The third challenge, he noted, was the doctor of philosophy program at NOBTS. It has a long and proud tradition at NOBTS, he shared. “Now that we have completed the updating and revision of our other degrees for the 21st century, it is time to do the same for the Ph.D. degree.” Kelley will be appointing a study task force to assess the current program and make whatever modifications necessary to bring it into the 21st century.

Concluding his report, Kelley said, “We have greater victories still to win. We seek to raise up a generation of soul-winners. We seek to raise up a generation of disciplers. If we can accomplish that mission, then everything else will take care of itself.”

In other news, trustees:

— welcomed new members to their board: Dan Crow, pastor of Covenant Baptist Church, Ellicott City, Md.; Rudy Gray, pastor of Utica Baptist Church, Seneca, S.C.; and Lenny Shores, pastor of Waldron Road Baptist Church, Corpus Christi, Texas.

— approved the purchase of a lot near the North Georgia campus, in Decatur, Ga., for $105,000 to continue the growth of the SBC’s largest extension center.

— Elected six new faculty members, all of whom have already been serving at the seminary by appointment: Lloyd A. Harsch as assistant professor of church history; Kenneth Keathley as dean of students and assistant professor of theology and philosophy; Steve Ortiz as assistant professor of archaeology; W. Dan Parker as associate professor of pastoral ministry and director of the undergraduate extension center system; Margaret “Margie” Williamson as instructor of Christian education, continuing as associate director of the NOBTS extension center system; and Laurie Story Watts as assistant professor of education technology.

— approved the financial report that indicated that the audited statements of investments was sound and according to the seminary’s policies.

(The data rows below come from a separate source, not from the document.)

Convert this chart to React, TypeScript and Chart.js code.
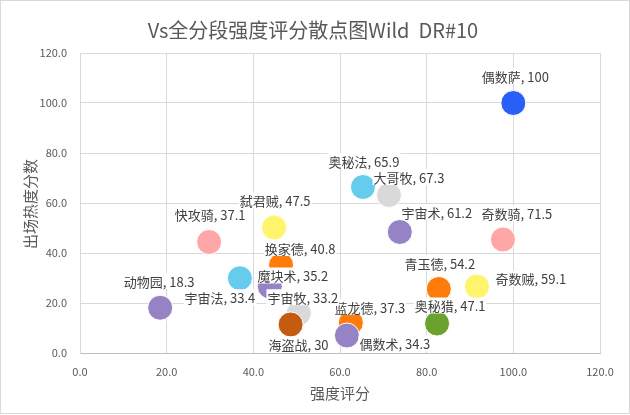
import React, { useEffect, useRef } from 'react';
import { Chart, registerables } from 'chart.js';

Chart.register(...registerables);

const FONT = '"Noto Sans CJK SC", "Noto Sans", sans-serif';

const chartTitle = 'Vs全分段强度评分散点图Wild  DR#10';
const xAxisTitle = '强度评分';
const yAxisTitle = '出场热度分数';

// deck names (draw order)
const names = [
  '偶数萨', '奥秘法', '大哥牧', '宇宙术', '奇数骑', '青玉德', '奇数贼', '奥秘猎', '蓝龙德',
  '偶数术', '快攻骑', '弑君贼', '换家德', '宇宙法', '魔块术', '宇宙牧', '动物园', '海盗战',
];
// x: 强度评分
const strength = [
  100, 65.3, 71.3, 73.8, 97.6, 82.8, 91.6, 82.4, 62.5,
  61.6, 29.8, 44.8, 46.4, 36.9, 43.8, 50.5, 18.5, 48.6,
];
// y: 出场热度分数
const heat = [
  100, 66.4, 63.2, 48.4, 45.4, 25.6, 26.6, 11.8, 12.1,
  7.0, 44.4, 50.2, 35.2, 29.9, 26.6, 15.9, 18.1, 11.4,
];
// label values
const scores = [
  '100', '65.9', '67.3', '61.2', '71.5', '54.2', '59.1', '47.1', '37.3',
  '34.3', '37.1', '47.5', '40.8', '33.4', '35.2', '33.2', '18.3', '30',
];
const colors = [
  '#2A60F8', '#66CCEE', '#D9D9D9', '#9683C6', '#FFA6A6', '#FF7C0A', '#FFF46B', '#6BA22E', '#FF7C0A',
  '#9683C6', '#FFA6A6', '#FFF46B', '#FF7C0A', '#66CCEE', '#9683C6', '#D9D9D9', '#9683C6', '#C55A11',
];
// label nudges relative to the marker (layout only)
const labelOffsets: [number, number][] = [
  [2, -27], [1, -26], [20, -18], [37, -20], [14, -26], [1, -26], [54, -8], [13, -18], [19, -16],
  [48, 8], [1, -28], [1, -27], [19, -17], [-20, 19], [23, -11], [4, -16], [-1, -27], [8, 20],
];

const axisMin = 0;
const axisMax = 120;
const axisStep = 20;

export default function App() {
  const ref = useRef<HTMLCanvasElement>(null);

  useEffect(() => {
    document.body.style.margin = '0';
    const canvas = ref.current;
    if (!canvas) return;

    const labelPlugin = {
      id: 'pointLabels',
      afterDatasetsDraw(chart: any) {
        const ctx = chart.ctx;
        const meta = chart.getDatasetMeta(0);
        ctx.save();
        ctx.font = `13px ${FONT}`;
        ctx.textAlign = 'center';
        ctx.textBaseline = 'middle';
        meta.data.forEach((el: any, i: number) => {
          const { x, y } = el.getProps(['x', 'y'], true);
          const text = `${names[i]}, ${scores[i]}`;
          const cx = x + labelOffsets[i][0];
          const cy = y + labelOffsets[i][1];
          const w = ctx.measureText(text).width;
          ctx.fillStyle = '#ffffff';
          ctx.fillRect(cx - w / 2 - 1, cy - 8, w + 2, 16);
          ctx.fillStyle = '#404040';
          ctx.fillText(text, cx, cy + 1);
        });
        ctx.restore();
      },
    };

    const framePlugin = {
      id: 'frame',
      beforeDraw(chart: any) {
        const ctx = chart.ctx;
        ctx.save();
        ctx.fillStyle = '#ffffff';
        ctx.fillRect(0, 0, chart.width, chart.height);
        ctx.restore();
      },
      afterDraw(chart: any) {
        const ctx = chart.ctx;
        const area = chart.chartArea;
        ctx.save();
        ctx.strokeStyle = '#D9D9D9';
        ctx.lineWidth = 1;
        ctx.strokeRect(0.5, 0.5, 629, 413);
        // chart title
        ctx.fillStyle = '#595959';
        ctx.textAlign = 'center';
        ctx.textBaseline = 'middle';
        ctx.font = `20px ${FONT}`;
        ctx.fillText(chartTitle, 313, 30);
        // y axis title
        ctx.font = `15px ${FONT}`;
        ctx.translate(30, (area.top + area.bottom) / 2 + 1);
        ctx.rotate(-Math.PI / 2);
        ctx.fillText(yAxisTitle, 0, 0);
        ctx.restore();
      },
    };

    const chart = new Chart(canvas, {
      type: 'scatter',
      data: {
        datasets: [
          {
            data: strength.map((x, i) => ({ x, y: heat[i] })),
            backgroundColor: colors,
            borderColor: '#ffffff',
            borderWidth: 1,
            pointRadius: 12.5,
            pointHoverRadius: 12.5,
          },
        ],
      },
      options: {
        responsive: false,
        animation: false,
        layout: { padding: { left: 0, right: 30, top: 53, bottom: 0 } },
        plugins: {
          legend: { display: false },
          tooltip: { enabled: false },
          title: { display: false },
        },
        scales: {
          x: {
            type: 'linear',
            min: axisMin,
            max: axisMax,
            ticks: {
              stepSize: axisStep,
              callback: (v: any) => Number(v).toFixed(1),
              color: '#595959',
              font: { family: FONT, size: 11 },
              padding: 12,
              maxRotation: 0,
            },
            grid: { color: '#D9D9D9', drawTicks: false },
            border: { color: '#BFBFBF' },
            title: {
              display: true,
              text: xAxisTitle,
              color: '#595959',
              font: { family: FONT, size: 15 },
              padding: { top: 0, bottom: 13 },
            },
            afterFit: (s: any) => {
              s.height = 62;
            },
          },
          y: {
            type: 'linear',
            min: axisMin,
            max: axisMax,
            ticks: {
              stepSize: axisStep,
              callback: (v: any) => Number(v).toFixed(1),
              color: '#595959',
              font: { family: FONT, size: 11 },
              padding: 13,
            },
            grid: { color: '#D9D9D9', drawTicks: false },
            border: { color: '#D9D9D9' },
            afterFit: (s: any) => {
              s.width = 80;
            },
          },
        },
      },
      plugins: [framePlugin, labelPlugin],
    } as any);

    return () => chart.destroy();
  }, []);

  return (
    <div style={{ width: 630, height: 415 }}>
      <canvas ref={ref} width={630} height={415} style={{ display: 'block' }} />
    </div>
  );
}
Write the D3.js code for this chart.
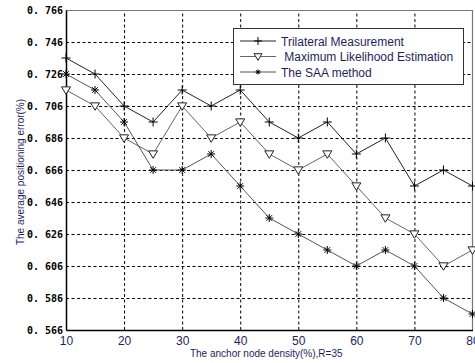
<!DOCTYPE html>
<html>
<head>
<meta charset="utf-8">
<script src="https://cdn.jsdelivr.net/npm/d3@7"></script>
<style>
  body { margin: 0; background: #fff; }
  svg { display: block; }
</style>
</head>
<body>
<div class="graph"></div>
<script>
// data
var densities = [10, 15, 20, 25, 30, 35, 40, 45, 50, 55, 60, 65, 70, 75, 80];
var trilateral = [0.736, 0.726, 0.706, 0.696, 0.716, 0.706, 0.716, 0.696, 0.686, 0.696, 0.676, 0.686, 0.656, 0.666, 0.656];
var mle = [0.716, 0.706, 0.686, 0.676, 0.706, 0.686, 0.696, 0.676, 0.666, 0.676, 0.656, 0.636, 0.626, 0.606, 0.616];
var saa = [0.726, 0.716, 0.696, 0.666, 0.666, 0.676, 0.656, 0.636, 0.626, 0.616, 0.606, 0.616, 0.606, 0.586, 0.576];
var xTicks = [10, 20, 30, 40, 50, 60, 70, 80];
var yTicks = [0.566, 0.586, 0.606, 0.626, 0.646, 0.666, 0.686, 0.706, 0.726, 0.746, 0.766];
var seriesNames = ["Trilateral Measurement", " Maximum Likelihood Estimation", "The SAA method"];

var text_color = "#1e1e5c";
var svgWidth = 475, svgHeight = 363;
var margin = {top: 10, right: 2.5, bottom: 33, left: 66};
var width = svgWidth - margin.left - margin.right;
var height = svgHeight - margin.top - margin.bottom;

var svg = d3.select("div.graph").append("svg")
    .attr("width", svgWidth)
    .attr("height", svgHeight);

var g = svg.append("g")
    .attr("transform", "translate(" + margin.left + "," + margin.top + ")");

var x = d3.scaleLinear().domain([10, 80]).range([0, width]);
var y = d3.scaleLinear().domain([0.566, 0.766]).range([height, 0]);

// grid
g.append("g")
    .attr("class", "grid")
    .attr("transform", "translate(0," + height + ")")
    .call(d3.axisBottom(x).tickValues(xTicks.slice(1, -1)).tickSize(-height).tickFormat(""))
    .call(function (s) { s.select(".domain").remove(); });
g.append("g")
    .attr("class", "grid")
    .call(d3.axisLeft(y).tickValues(yTicks.slice(1, -1)).tickSize(-width).tickFormat(""))
    .call(function (s) { s.select(".domain").remove(); });
g.selectAll(".grid line")
    .attr("stroke", "#000")
    .attr("stroke-width", 1)
    .attr("stroke-dasharray", "3,2.5");

// frame top/right
g.append("path")
    .attr("d", "M0,0.5H" + width + "V" + height)
    .attr("fill", "none")
    .attr("stroke", "#777")
    .attr("stroke-width", 1.2);

// axes
var xAxis = g.append("g")
    .attr("transform", "translate(0," + height + ")")
    .call(d3.axisBottom(x).tickValues(xTicks).tickSize(0).tickPadding(6).tickFormat(d3.format("d")));
xAxis.select(".domain").attr("stroke", "#000").attr("stroke-width", 1.5);
xAxis.selectAll("text")
    .attr("fill", text_color)
    .style("font-family", "'Liberation Sans', Arial, sans-serif")
    .style("font-size", "12px");

var yAxis = g.append("g")
    .call(d3.axisLeft(y).tickValues(yTicks).tickSize(0).tickPadding(3)
        .tickFormat(function (d) { return d3.format(".3f")(d).replace(".", ". "); }));
yAxis.select(".domain").attr("stroke", "#000").attr("stroke-width", 1.5);
yAxis.selectAll("text")
    .attr("fill", "#000")
    .style("font-family", "'DejaVu Sans Mono', monospace")
    .style("font-weight", "bold")
    .style("font-size", "10px");

// axis titles
svg.append("text")
    .attr("x", margin.left + width / 2 - 3)
    .attr("y", 357)
    .attr("text-anchor", "middle")
    .attr("fill", text_color)
    .style("font-family", "'Liberation Sans', Arial, sans-serif")
    .style("font-size", "10px")
    .text("The anchor node density(%),R=35");

svg.append("text")
    .attr("transform", "translate(24,172) rotate(-90)")
    .attr("text-anchor", "middle")
    .attr("fill", text_color)
    .style("font-family", "'Liberation Sans', Arial, sans-serif")
    .style("font-size", "10px")
    .text("The average positioning error(%)");

// markers
function plusMark(sel, r) {
    sel.append("path").attr("d", "M" + (-r) + ",0H" + r + "M0," + (-r) + "V" + r)
        .attr("stroke", "#000").attr("stroke-width", 1).attr("fill", "none");
}
function triMark(sel, r) {
    sel.append("path").attr("d", "M" + (-r) + "," + (-r * 0.7) + "H" + r + "L0," + (r * 0.95) + "Z")
        .attr("stroke", "#222").attr("stroke-width", 1).attr("fill", "#fff");
}
function starMark(sel, r) {
    var k = r * 0.7;
    sel.append("path").attr("d", "M" + (-r) + ",0H" + r + "M0," + (-r) + "V" + r +
        "M" + (-k) + "," + (-k) + "L" + k + "," + k + "M" + (-k) + "," + k + "L" + k + "," + (-k))
        .attr("stroke", "#000").attr("stroke-width", 1).attr("fill", "none");
}

var series = [
    {name: seriesNames[0], values: trilateral, color: "#222", mark: plusMark, r: 4.5},
    {name: seriesNames[1], values: mle, color: "#666", mark: triMark, r: 4.5},
    {name: seriesNames[2], values: saa, color: "#555", mark: starMark, r: 4}
];

var line = d3.line()
    .x(function (d, i) { return x(densities[i]); })
    .y(function (d) { return y(d); });

series.forEach(function (s) {
    g.append("path")
        .datum(s.values)
        .attr("fill", "none")
        .attr("stroke", s.color)
        .attr("stroke-width", 1)
        .attr("d", line);
});
series.forEach(function (s) {
    g.selectAll(null)
        .data(s.values)
        .enter().append("g")
        .attr("transform", function (d, i) { return "translate(" + x(densities[i]) + "," + y(d) + ")"; })
        .each(function () { s.mark(d3.select(this), s.r); });
});

// legend
var legend = svg.append("g").attr("transform", "translate(233,28)");
legend.append("rect")
    .attr("x", 0.5).attr("y", 0.5)
    .attr("width", 230).attr("height", 56)
    .attr("fill", "#fff")
    .attr("stroke", "#333")
    .attr("stroke-width", 1);
series.forEach(function (s, i) {
    var row = legend.append("g").attr("transform", "translate(0," + (13 + i * 15.5) + ")");
    row.append("line").attr("x1", 7).attr("x2", 43).attr("y1", 0).attr("y2", 0)
        .attr("stroke", s.color).attr("stroke-width", 1);
    var m = row.append("g").attr("transform", "translate(25,0)");
    s.mark(m, i === 2 ? 2.5 : 4);
    row.append("text")
        .attr("x", 48).attr("y", 4.5)
        .attr("fill", text_color)
        .style("font-family", "'Liberation Sans', Arial, sans-serif")
        .style("font-size", "12px")
        .style("white-space", "pre")
        .attr("xml:space", "preserve")
        .text(s.name);
});
</script>
</body>
</html>
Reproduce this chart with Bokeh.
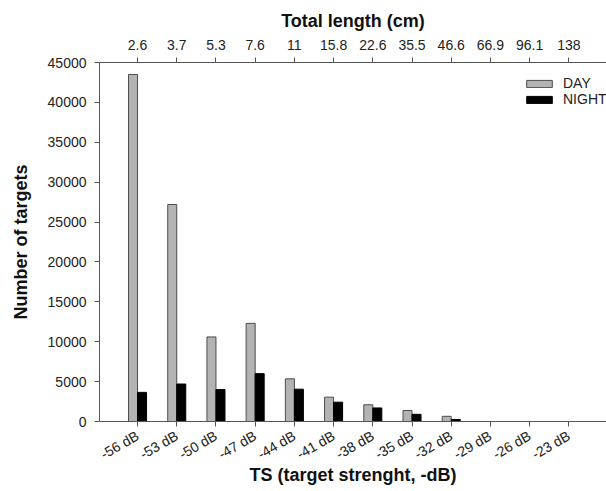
import math
import numpy as np
from bokeh.plotting import figure
from bokeh.models import Range1d, LinearAxis, FixedTicker, Legend, LegendItem
from bokeh.embed import file_html
from bokeh.resources import INLINE

# ---- data ----
ts_labels = ["-56 dB", "-53 dB", "-50 dB", "-47 dB", "-44 dB", "-41 dB",
             "-38 dB", "-35 dB", "-32 dB", "-29 dB", "-26 dB", "-23 dB"]
length_labels = ["2.6", "3.7", "5.3", "7.6", "11", "15.8",
                 "22.6", "35.5", "46.6", "66.9", "96.1", "138"]
day = [43500, 27200, 10600, 12300, 5350, 3050, 2100, 1380, 650, 0, 0, 0]
night = [3650, 4700, 4000, 6000, 4050, 2420, 1700, 900, 250, 0, 0, 0]

FONT = "Liberation Sans"
TXT = "#222222"
AX = "#555555"

idx = np.arange(len(ts_labels))
bw = 0.23

p = figure(width=606, height=491,
           x_range=Range1d(-0.97, 11.96), y_range=Range1d(0, 45000),
           output_backend="svg", toolbar_location=None,
           min_border_left=99, min_border_right=0,
           min_border_top=62, min_border_bottom=70)
p.background_fill_color = "white"
p.border_fill_color = "white"
p.outline_line_color = None
p.xgrid.visible = False
p.ygrid.visible = False

r_day = p.vbar(x=idx - bw / 2, top=day, width=bw, bottom=0,
               fill_color="#b3b3b3", line_color="#4d4d4d", line_width=1)
r_night = p.vbar(x=idx + bw / 2, top=night, width=bw, bottom=0,
                 fill_color="#000000", line_color="#000000", line_width=1)

def style_axis(ax):
    ax.axis_line_color = AX
    ax.major_tick_line_color = AX
    ax.minor_tick_line_color = None
    ax.major_tick_in = 0
    ax.major_tick_out = 5
    ax.major_label_text_font = FONT
    ax.major_label_text_font_size = "14px"
    ax.major_label_text_color = TXT
    ax.axis_label_text_font = FONT
    ax.axis_label_text_font_size = "18px"
    ax.axis_label_text_font_style = "bold"
    ax.axis_label_text_color = "#111111"

# bottom axis
xb = p.xaxis[0]
xb.ticker = FixedTicker(ticks=list(idx))
xb.major_label_overrides = {int(i): s for i, s in zip(idx, ts_labels)}
xb.major_label_orientation = math.radians(30)
xb.axis_label = "TS (target strenght, -dB)"
style_axis(xb)
xb.major_label_standoff = 8
xb.axis_label_standoff = -7

# left axis
yl = p.yaxis[0]
yl.ticker = FixedTicker(ticks=list(range(0, 45001, 5000)))
yl.axis_label = "Number of targets"
style_axis(yl)
yl.major_label_standoff = 8
yl.axis_label_standoff = 14

# top axis
xt = LinearAxis(ticker=FixedTicker(ticks=list(idx)),
                major_label_overrides={int(i): s for i, s in zip(idx, length_labels)},
                axis_label="Total length (cm)")
style_axis(xt)
xt.major_label_standoff = 8
xt.axis_label_standoff = 6
p.add_layout(xt, "above")

legend = Legend(items=[LegendItem(label="DAY", renderers=[r_day]),
                       LegendItem(label="NIGHT", renderers=[r_night])],
                location=(424, 314))
legend.glyph_width = 32
legend.glyph_height = 9
legend.label_height = 16
legend.label_standoff = 8
legend.spacing = 0
legend.padding = 0
legend.margin = 0
legend.border_line_color = None
legend.background_fill_alpha = 0
legend.label_text_font = FONT
legend.label_text_font_size = "14px"
legend.label_text_color = TXT
p.add_layout(legend)

open("out.html", "w").write(file_html(p, INLINE))
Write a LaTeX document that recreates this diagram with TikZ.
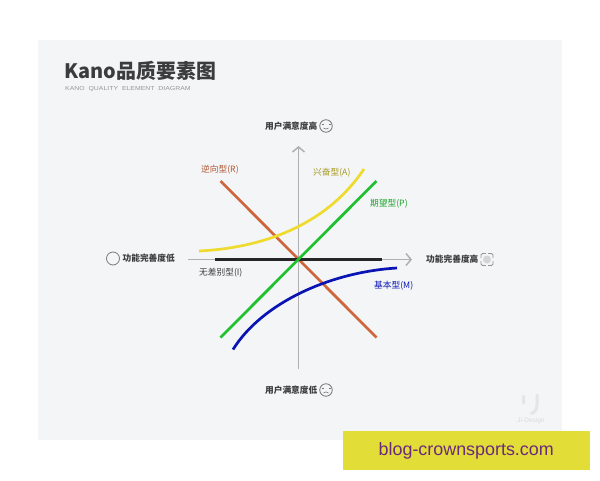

— adopted a response to an SBC motion requesting that SBC entities not require their employees to sign the Baptist Faith and Message. The response, in its entirety, stated:

“Whereas New Orleans Baptist Theological Seminary (NOBTS) has always hired only those faculty members who voluntarily agree to teach in accordance with and not contrary to the seminary’s doctrinal guidelines;

“Whereas for many years those doctrinal guidelines have included the Baptist Faith and Message;

“Whereas the Baptist Faith and Message in 1963 and 2000 affirmed the right and need for educational institutions to establish doctrinal parameters for their faculties;

“Whereas past SBC seminary presidents repeatedly pledged to the convention to hire only faculty members who would teach in accordance with and not contrary to the Baptist Faith and Message;

“Whereas for many years the by-laws of the seminary have required the faculty members to teach in accordance with and not contrary to the Baptist Faith and Message; and

“Whereas the faculty of New Orleans Baptist Theological Seminary voted to affirm the Baptist Faith and Message 2000 as a doctrinal guideline and all faculty members signed a commitment to teach in accordance with and not contrary to it before any Trustee meeting was held following the 2000 convention;

“The trustees of New Orleans Baptist Theological Seminary affirm the seminary will continue to use the Baptist Faith and Message as a doctrinal guideline for faculty members.”